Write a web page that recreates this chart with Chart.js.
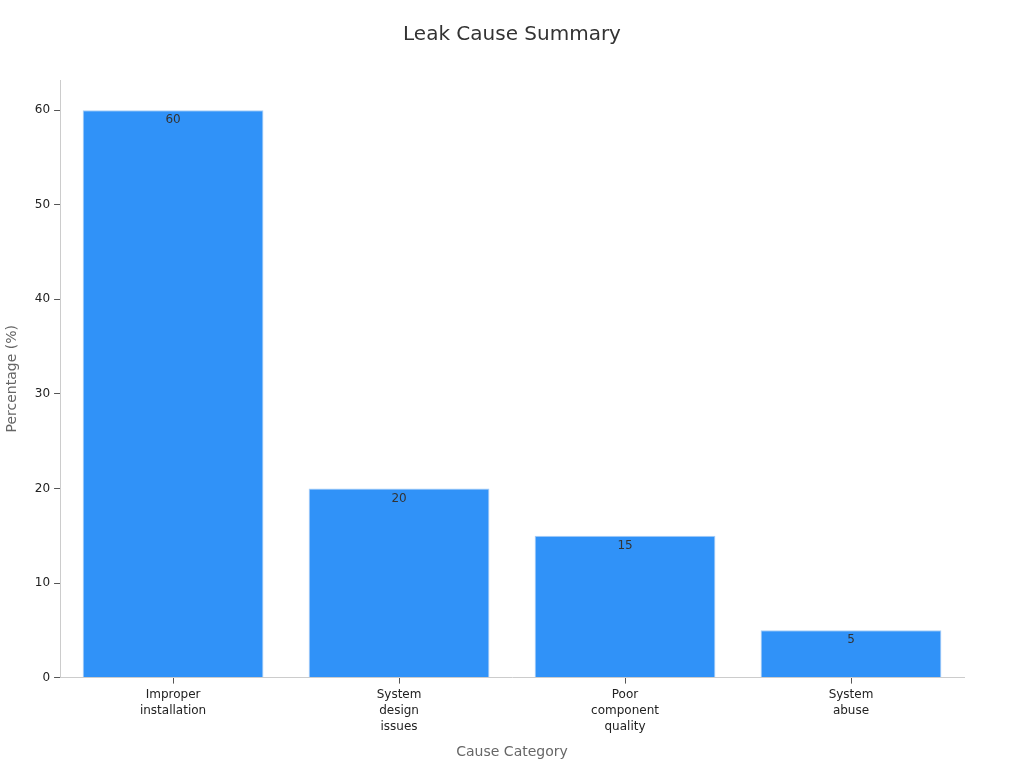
<!DOCTYPE html>
<html>
<head>
<meta charset="utf-8">
<script src="https://cdn.jsdelivr.net/npm/chart.js@4"></script>
<style>
  html, body { margin: 0; padding: 0; background: #fff; }
  #wrap { width: 1024px; height: 768px; }
</style>
</head>
<body>
<div id="wrap"><canvas id="leakChart" width="1024" height="768"></canvas></div>
<script>
// =====> data <=====
const chartTitle = "Leak Cause Summary";
const causeLabels = [
  ["Improper", "installation"],
  ["System", "design", "issues"],
  ["Poor", "component", "quality"],
  ["System", "abuse"],
];
const percentValues = [60, 20, 15, 5];

// draws the value just inside the top of each bar
const barValueLabels = {
  id: "barValueLabels",
  afterDatasetsDraw(chart) {
    const ctx = chart.ctx;
    const meta = chart.getDatasetMeta(0);
    ctx.save();
    ctx.font = "12px 'DejaVu Sans'";
    ctx.fillStyle = "#333";
    ctx.textAlign = "center";
    ctx.textBaseline = "middle";
    meta.data.forEach((bar, i) => {
      ctx.fillText(String(percentValues[i]), bar.x, bar.y + 10);
    });
    ctx.restore();
  },
};

// title centred on the whole canvas, not on the padded box
const centeredTitle = {
  id: "centeredTitle",
  afterDraw(chart) {
    const ctx = chart.ctx;
    ctx.save();
    ctx.font = "20px 'DejaVu Sans'";
    ctx.fillStyle = "#333";
    ctx.textAlign = "center";
    ctx.textBaseline = "middle";
    ctx.fillText(chartTitle, chart.width / 2, 35);
    ctx.restore();
  },
};

Chart.defaults.font.family = "'DejaVu Sans', sans-serif";

new Chart("leakChart", {
  type: "bar",
  data: {
    labels: causeLabels,
    datasets: [
      {
        label: "Percentage",
        data: percentValues,
        backgroundColor: "#3092f8",
        borderColor: "#a9cdf5",
        borderWidth: 1,
        barPercentage: 0.8,
        categoryPercentage: 1.0,
      },
    ],
  },
  options: {
    responsive: false,
    animation: false,
    layout: { padding: { top: 80, right: 60, left: 0, bottom: 3 } },
    plugins: {
      legend: { display: false },
      tooltip: { enabled: false },
      title: { display: false },
    },
    scales: {
      y: {
        min: 0,
        max: 63.2,
        afterBuildTicks: (scale) => {
          scale.ticks = scale.ticks.filter((t) => t.value % 10 === 0);
        },
        ticks: { stepSize: 10, color: "#222", font: { size: 12 }, padding: 4 },
        grid: { drawOnChartArea: false, drawTicks: true, tickLength: 6, color: "#555" },
        border: { display: true, color: "#ccc" },
        title: {
          display: true,
          text: "Percentage (%)",
          color: "#666",
          font: { size: 14 },
          padding: { bottom: 10 },
        },
      },
      x: {
        ticks: {
          color: "#222",
          font: { size: 12, lineHeight: 1.35 },
          padding: 3,
          maxRotation: 0,
        },
        grid: {
          offset: false,
          drawOnChartArea: false,
          drawTicks: true,
          tickLength: 6,
          color: "#555",
        },
        border: { display: true, color: "#ccc" },
        title: {
          display: true,
          text: "Cause Category",
          color: "#666",
          font: { size: 14 },
          padding: { top: 6 },
        },
      },
    },
  },
  plugins: [barValueLabels, centeredTitle],
});
</script>
</body>
</html>
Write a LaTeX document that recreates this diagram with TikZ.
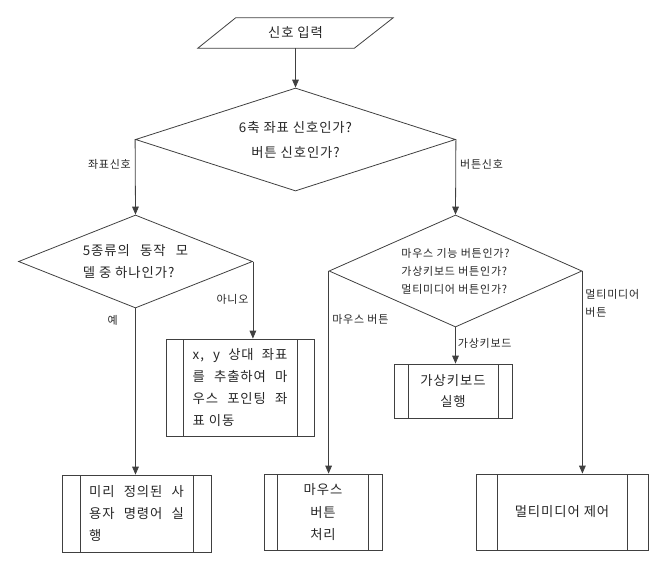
\documentclass[tikz,border=0pt]{standalone}
\usepackage{fontspec}
\usetikzlibrary{arrows.meta,shapes.geometric}
\newfontfamily\kofont[LetterSpace=7]{Noto Sans CJK KR}
\definecolor{lineclr}{HTML}{404040}

\begin{document}
\begin{tikzpicture}[
  x=0.75pt, y=-0.75pt,
  every node/.style={font=\kofont\fontsize{10pt}{16.5pt}\selectfont, text=black!85},
  io/.style={minimum width=146.25pt, minimum height=22.5pt, inner sep=0pt},
  dec/.style={draw=lineclr, line width=0.6pt, diamond, inner sep=0pt, align=#1},
  dec/.default=center,
  proc/.style={draw=lineclr, line width=0.6pt, inner sep=0pt, align=center, path picture={
    \draw[lineclr, line width=0.6pt] ([xshift=#1]path picture bounding box.north west) -- ([xshift=#1]path picture bounding box.south west)
      ([xshift=-#1]path picture bounding box.north east) -- ([xshift=-#1]path picture bounding box.south east);}},
  lbl/.style={font=\kofont\fontsize{8.25pt}{13.5pt}\selectfont, inner sep=0pt, align=left},
  arr/.style={draw=lineclr, line width=0.6pt, -{Triangle[length=6pt,width=5pt]}},
]
  \useasboundingbox (0,0) rectangle (663,565);

  \node[io] (inp) at (295.5,33) {신호 입력};
  \draw[lineclr, line width=0.6pt] ([xshift=28.5pt]inp.north west) -- (inp.north east) -- ([xshift=-29.25pt]inp.south east) -- (inp.south west) -- cycle;
  \node[dec, aspect=3.1, minimum width=240pt, minimum height=77.25pt, font=\kofont\fontsize{10pt}{18.75pt}\selectfont] (sig) at (295.5,139.5) {6축 좌표 신호인가?\\버튼 신호인가?};
  \node[dec=left, aspect=2.52, minimum width=175.5pt, minimum height=69.75pt] (model) at (135.5,261.5) {\makebox[79pt][s]{5종류의 동작 모}\\델 중 하나인가?};
  \node[dec=left, aspect=2.26, minimum width=189.75pt, minimum height=84pt, font=\kofont\fontsize{8.25pt}{13.5pt}\selectfont] (btn) at (455.5,271) {마우스 기능 버튼인가?\\가상키보드 버튼인가?\\멀티미디어 버튼인가?};

  \node[proc=12.75pt, minimum width=111pt, minimum height=72.75pt, align=left] (movebox) at (240,387.5) {\makebox[71pt][s]{x, y 상대 좌표}\\\makebox[71pt][s]{를 추출하여 마}\\\makebox[71pt][s]{우스 포인팅 좌}\\표 이동};
  \node[proc=10.5pt, minimum width=88.5pt, minimum height=40.5pt, font=\kofont\fontsize{10pt}{15.75pt}\selectfont] (kbdbox) at (453,391) {가상키보드\\실행};
  \node[proc=13.5pt, minimum width=111.75pt, minimum height=57.75pt, align=left] (macrobox) at (136.5,513.5) {\makebox[71pt][s]{미리 정의된 사}\\\makebox[71pt][s]{용자 명령어 실}\\행};
  \node[proc=10pt, minimum width=88.5pt, minimum height=57pt] (mousebox) at (323,512) {마우스\\버튼\\처리};
  \node[proc=15.75pt, minimum width=129pt, minimum height=57pt] (mediabox) at (562,512) {멀티미디어 제어};

  \draw[arr] (inp.south) -- (sig.north);
  \draw[arr] (sig.west) -- node[lbl, pos=0.33, left=3pt] {좌표신호} (model.north);
  \draw[arr] (sig.east) -- node[lbl, pos=0.33, right=3pt] {버튼신호} (btn.north);
  \draw[arr] (model.east) -- node[lbl, pos=0.49, left=3pt] {아니오} (model.east |- movebox.north);
  \draw[arr] (model.south) -- node[lbl, pos=0.07, left=13pt] {예} (model.south |- macrobox.north);
  \draw[arr] (btn.west) -- node[lbl, pos=0.24, right=2.5pt] {마우스 버튼} (btn.west |- mousebox.north);
  \draw[arr] (btn.south) -- node[lbl, pos=0.43, right=1.5pt] {가상키보드} (btn.south |- kbdbox.north);
  \draw[arr] (btn.east) -- node[lbl, pos=0.16, right=2pt] {멀티미디어\\버튼} (btn.east |- mediabox.north);
\end{tikzpicture}
\end{document}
###
STATED TASK
Make an exact copy of every entry above, minus the images.

THE REPLY
Write a web page that recreates this chart with Chart.js.
<!DOCTYPE html>
<html>
<head>
<meta charset="utf-8">
<script src="https://cdn.jsdelivr.net/npm/chart.js@4"></script>
<style>
  html, body { margin: 0; padding: 0; background: #fff; }
  #wrap { width: 1024px; height: 768px; }
</style>
</head>
<body>
<div id="wrap"><canvas id="leakChart" width="1024" height="768"></canvas></div>
<script>
// =====> data <=====
const chartTitle = "Leak Cause Summary";
const causeLabels = [
  ["Improper", "installation"],
  ["System", "design", "issues"],
  ["Poor", "component", "quality"],
  ["System", "abuse"],
];
const percentValues = [60, 20, 15, 5];

// draws the value just inside the top of each bar
const barValueLabels = {
  id: "barValueLabels",
  afterDatasetsDraw(chart) {
    const ctx = chart.ctx;
    const meta = chart.getDatasetMeta(0);
    ctx.save();
    ctx.font = "12px 'DejaVu Sans'";
    ctx.fillStyle = "#333";
    ctx.textAlign = "center";
    ctx.textBaseline = "middle";
    meta.data.forEach((bar, i) => {
      ctx.fillText(String(percentValues[i]), bar.x, bar.y + 10);
    });
    ctx.restore();
  },
};

// title centred on the whole canvas, not on the padded box
const centeredTitle = {
  id: "centeredTitle",
  afterDraw(chart) {
    const ctx = chart.ctx;
    ctx.save();
    ctx.font = "20px 'DejaVu Sans'";
    ctx.fillStyle = "#333";
    ctx.textAlign = "center";
    ctx.textBaseline = "middle";
    ctx.fillText(chartTitle, chart.width / 2, 35);
    ctx.restore();
  },
};

Chart.defaults.font.family = "'DejaVu Sans', sans-serif";

new Chart("leakChart", {
  type: "bar",
  data: {
    labels: causeLabels,
    datasets: [
      {
        label: "Percentage",
        data: percentValues,
        backgroundColor: "#3092f8",
        borderColor: "#a9cdf5",
        borderWidth: 1,
        barPercentage: 0.8,
        categoryPercentage: 1.0,
      },
    ],
  },
  options: {
    responsive: false,
    animation: false,
    layout: { padding: { top: 80, right: 60, left: 0, bottom: 3 } },
    plugins: {
      legend: { display: false },
      tooltip: { enabled: false },
      title: { display: false },
    },
    scales: {
      y: {
        min: 0,
        max: 63.2,
        afterBuildTicks: (scale) => {
          scale.ticks = scale.ticks.filter((t) => t.value % 10 === 0);
        },
        ticks: { stepSize: 10, color: "#222", font: { size: 12 }, padding: 4 },
        grid: { drawOnChartArea: false, drawTicks: true, tickLength: 6, color: "#555" },
        border: { display: true, color: "#ccc" },
        title: {
          display: true,
          text: "Percentage (%)",
          color: "#666",
          font: { size: 14 },
          padding: { bottom: 10 },
        },
      },
      x: {
        ticks: {
          color: "#222",
          font: { size: 12, lineHeight: 1.35 },
          padding: 3,
          maxRotation: 0,
        },
        grid: {
          offset: false,
          drawOnChartArea: false,
          drawTicks: true,
          tickLength: 6,
          color: "#555",
        },
        border: { display: true, color: "#ccc" },
        title: {
          display: true,
          text: "Cause Category",
          color: "#666",
          font: { size: 14 },
          padding: { top: 6 },
        },
      },
    },
  },
  plugins: [barValueLabels, centeredTitle],
});
</script>
</body>
</html>
Write a LaTeX document that recreates this diagram with TikZ.
\documentclass[tikz,border=0pt]{standalone}
\usepackage{fontspec}
\usetikzlibrary{arrows.meta,shapes.geometric}
\newfontfamily\kofont[LetterSpace=7]{Noto Sans CJK KR}
\definecolor{lineclr}{HTML}{404040}

\begin{document}
\begin{tikzpicture}[
  x=0.75pt, y=-0.75pt,
  every node/.style={font=\kofont\fontsize{10pt}{16.5pt}\selectfont, text=black!85},
  io/.style={minimum width=146.25pt, minimum height=22.5pt, inner sep=0pt},
  dec/.style={draw=lineclr, line width=0.6pt, diamond, inner sep=0pt, align=#1},
  dec/.default=center,
  proc/.style={draw=lineclr, line width=0.6pt, inner sep=0pt, align=center, path picture={
    \draw[lineclr, line width=0.6pt] ([xshift=#1]path picture bounding box.north west) -- ([xshift=#1]path picture bounding box.south west)
      ([xshift=-#1]path picture bounding box.north east) -- ([xshift=-#1]path picture bounding box.south east);}},
  lbl/.style={font=\kofont\fontsize{8.25pt}{13.5pt}\selectfont, inner sep=0pt, align=left},
  arr/.style={draw=lineclr, line width=0.6pt, -{Triangle[length=6pt,width=5pt]}},
]
  \useasboundingbox (0,0) rectangle (663,565);

  \node[io] (inp) at (295.5,33) {신호 입력};
  \draw[lineclr, line width=0.6pt] ([xshift=28.5pt]inp.north west) -- (inp.north east) -- ([xshift=-29.25pt]inp.south east) -- (inp.south west) -- cycle;
  \node[dec, aspect=3.1, minimum width=240pt, minimum height=77.25pt, font=\kofont\fontsize{10pt}{18.75pt}\selectfont] (sig) at (295.5,139.5) {6축 좌표 신호인가?\\버튼 신호인가?};
  \node[dec=left, aspect=2.52, minimum width=175.5pt, minimum height=69.75pt] (model) at (135.5,261.5) {\makebox[79pt][s]{5종류의 동작 모}\\델 중 하나인가?};
  \node[dec=left, aspect=2.26, minimum width=189.75pt, minimum height=84pt, font=\kofont\fontsize{8.25pt}{13.5pt}\selectfont] (btn) at (455.5,271) {마우스 기능 버튼인가?\\가상키보드 버튼인가?\\멀티미디어 버튼인가?};

  \node[proc=12.75pt, minimum width=111pt, minimum height=72.75pt, align=left] (movebox) at (240,387.5) {\makebox[71pt][s]{x, y 상대 좌표}\\\makebox[71pt][s]{를 추출하여 마}\\\makebox[71pt][s]{우스 포인팅 좌}\\표 이동};
  \node[proc=10.5pt, minimum width=88.5pt, minimum height=40.5pt, font=\kofont\fontsize{10pt}{15.75pt}\selectfont] (kbdbox) at (453,391) {가상키보드\\실행};
  \node[proc=13.5pt, minimum width=111.75pt, minimum height=57.75pt, align=left] (macrobox) at (136.5,513.5) {\makebox[71pt][s]{미리 정의된 사}\\\makebox[71pt][s]{용자 명령어 실}\\행};
  \node[proc=10pt, minimum width=88.5pt, minimum height=57pt] (mousebox) at (323,512) {마우스\\버튼\\처리};
  \node[proc=15.75pt, minimum width=129pt, minimum height=57pt] (mediabox) at (562,512) {멀티미디어 제어};

  \draw[arr] (inp.south) -- (sig.north);
  \draw[arr] (sig.west) -- node[lbl, pos=0.33, left=3pt] {좌표신호} (model.north);
  \draw[arr] (sig.east) -- node[lbl, pos=0.33, right=3pt] {버튼신호} (btn.north);
  \draw[arr] (model.east) -- node[lbl, pos=0.49, left=3pt] {아니오} (model.east |- movebox.north);
  \draw[arr] (model.south) -- node[lbl, pos=0.07, left=13pt] {예} (model.south |- macrobox.north);
  \draw[arr] (btn.west) -- node[lbl, pos=0.24, right=2.5pt] {마우스 버튼} (btn.west |- mousebox.north);
  \draw[arr] (btn.south) -- node[lbl, pos=0.43, right=1.5pt] {가상키보드} (btn.south |- kbdbox.north);
  \draw[arr] (btn.east) -- node[lbl, pos=0.16, right=2pt] {멀티미디어\\버튼} (btn.east |- mediabox.north);
\end{tikzpicture}
\end{document}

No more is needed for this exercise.